There's already a de-facto censorship imposed on the content of textbooks and classroom reading materials by the commercialism involved in school district purchasing almost everywhere in the country.  Unless items are on some sort of "bid list," or available from "approved vendors" who have negotiated contracts to provide them using scarce resources, the only way certain items can find their way into classrooms is by the teacher purchasing them for themselves, and then sharing them with their students  Try to get a classroom copy of Howard Zinn's A People's History of the United States, or Jill Lepore's These Truths: A History of the United States from a school district's approved "bid list" of vendors. 

The Free Marketplace of Ideas is Energized by Censorship 

I think we are about to see just how creative a group of teachers and college professors can be in helping their students have access to all kinds of ideas as the censorship of the state government motivates the curiosity of those who will now be looking to learn all about what their governor doesn't want them to know.  Educators in America have done an outstanding job of finding ways to exercise their academic freedom.  We've already seen some examples of this. 
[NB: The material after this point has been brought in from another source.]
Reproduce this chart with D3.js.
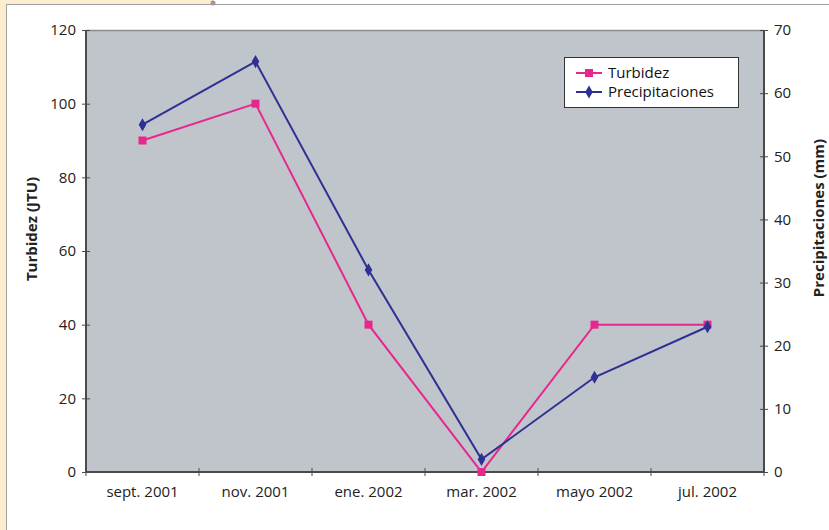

Though it was not really being taught in elementary schools or high schools, and wasn't being promoted by colleges and universities, all of the wailing done by extremist conservatives over Critical Race Theory had the effect of moving it front and center, and causing educators and students alike to investigate to find out what it was all about, and why the extremist right saw it as such a danger.  Now, their opposition to its presence in a marketplace of free ideas marks them as white supremacists and racists and its proponents, advocates, apologists and the experts who have written books to explain the theory and its dynamics are front and center in the media, with far greater coverage than they ever had before.  

Even in a restrictive, controlled environment like the Southern Baptist Convention, the exposure caused by the passage of Resolution 9 back in 2019 opened the door to discussion of the issue of Critical Race Theory and the education of those who knew almost nothing about it except as a political cannonball.  The result of that controversy wound up calling into question the credibility of those who initially tried to bring a resolution full of inaccuracies and false pretenses, pushed into the convention by extremist right wing political activists, and a discussion across a much wider spectrum of the denomination's churches.  At the two subsequent annual meetings of Southern Baptists since then, attempts to rescind the resolution have been overwhelmingly squelched, and none of those nominated for denominational offices who were opposed to the resolution that passed have come close to being elected.  

Common sense and the freedom of conscience go hand in hand.  They are the foundation of our constitutional democracy.  We wish teachers, professors and educators everywhere success in overcoming the censorship of small-minded governors and biased, uninformed and ignorant state legislators and in giving their students the intellectual gift of critical thinking.